Mesmerized by the universalisms of the Enlightenment, the Jacobins
were ready to spread revolution throughout Europe – for why should
only the French enjoy the blessings of liberty?
Burke
is often referred to as the father of modern conservatism. It hardly
requires much imagination to figure out what he would think of the
neoconservatives’ imperial program of global democracy. To appreciate
Burke’s arguments, though, one would have to shut off Rush Limbaugh
and learn about conservative thought by reading actual books.
Let
us assume that modern democracy is the best form of government –
a debatable proposition, to say the least – and let us also assume
that the War Party is being sincere in their professed desire to
bring democracy to Iraq. Let us also assume that the Iraqis will
eventually reconcile themselves to being invaded by American and
"coalition" forces, and won’t engage in sabotage against
the U.S.-installed regime. Let’s even assume that the U.S. will
support a democracy in Iraq even when it becomes obvious, as it
should be already, that free elections will of course yield an anti-American
government. Let’s assume all of this.
There
are still problems. First of all, majoritarian democracy is just
about the worst arrangement for a place like Iraq. Although followers
of the War Party tend to be more familiar with the conservatism
of Sean Hannity than that of John C. Calhoun, whom they’ve never
read, it is Calhoun whose wisdom is especially valuable here. Calhoun
warned that majority rule, which can be justified only on the basis
of convention and utility rather than on any strictly moral foundation,
can work only in places where there exists a basic commonality of
interests among the people. Otherwise, majority rule becomes just
another form of tyranny, as interest groups with mutually exclusive
goals use their electoral strength to oppress each other.
This
is why Calhoun believed in the concurrent majority. He believed
that distinct groups should be able to resist the oppression of
electoral majorities. He appealed to ancient examples of such arrangements,
in which measures did not pass unless they had the approval of majorities
in each group, rather than simply requiring a majority of the entire
people taken in the aggregate.
If
someone wanted to establish a democracy in Iraq, surely Calhoun’s
principle of the concurrent majority is the model to be followed.

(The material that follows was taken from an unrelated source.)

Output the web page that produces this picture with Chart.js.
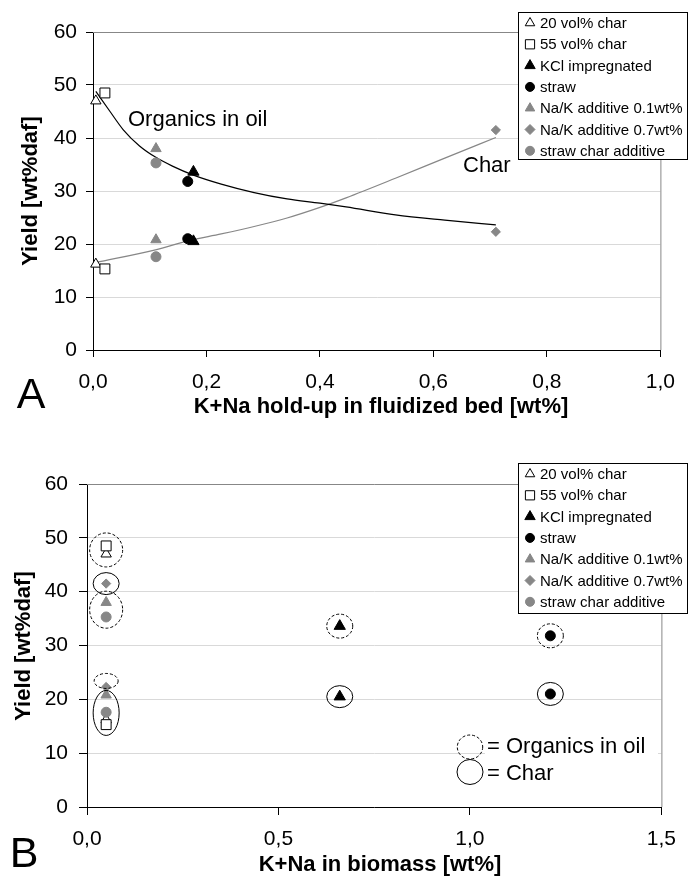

The Kurds, the Sunnis, and the Shi’ites would be at each other’s
throats under any other arrangement (and possibly even under this
one as well). Naturally, of course, our global democrats consider
Calhoun to be unacceptably reactionary, and insist on the French
revolutionary model of political organization: a single aggregated
people in whose name the government operates.
Yet
this is almost nit-picking. The real difficulty with neoconservative
ideology is the alleged imperative to spread democracy in the first
place.
It
is essential to note, first of all, that a conservative recognizes
a hierarchy of concerns: I owe my children, my neighbors, and my
co-religionists much more than I owe anyone in Iraq or anywhere
else. Cicero, like so many figures in our classical past, held that
"the union and fellowship of men will be best preserved if
each receives from us the more kindness in proportion as he is more
closely connected with us." Holy Scripture confirms the wisdom
of the ancients, instructing us that "if any man have not care
of his own, and especially of those of his house, he hath denied
the faith, and is worse than an infidel" (1 Tim. 5:8).
The
calling of the monk or missionary to serve distant peoples is often
confused with a general Christian obligation to have equal concern
for every individual in the world, and might be cited by globalists
in support of their call for ceaseless wars of "liberation."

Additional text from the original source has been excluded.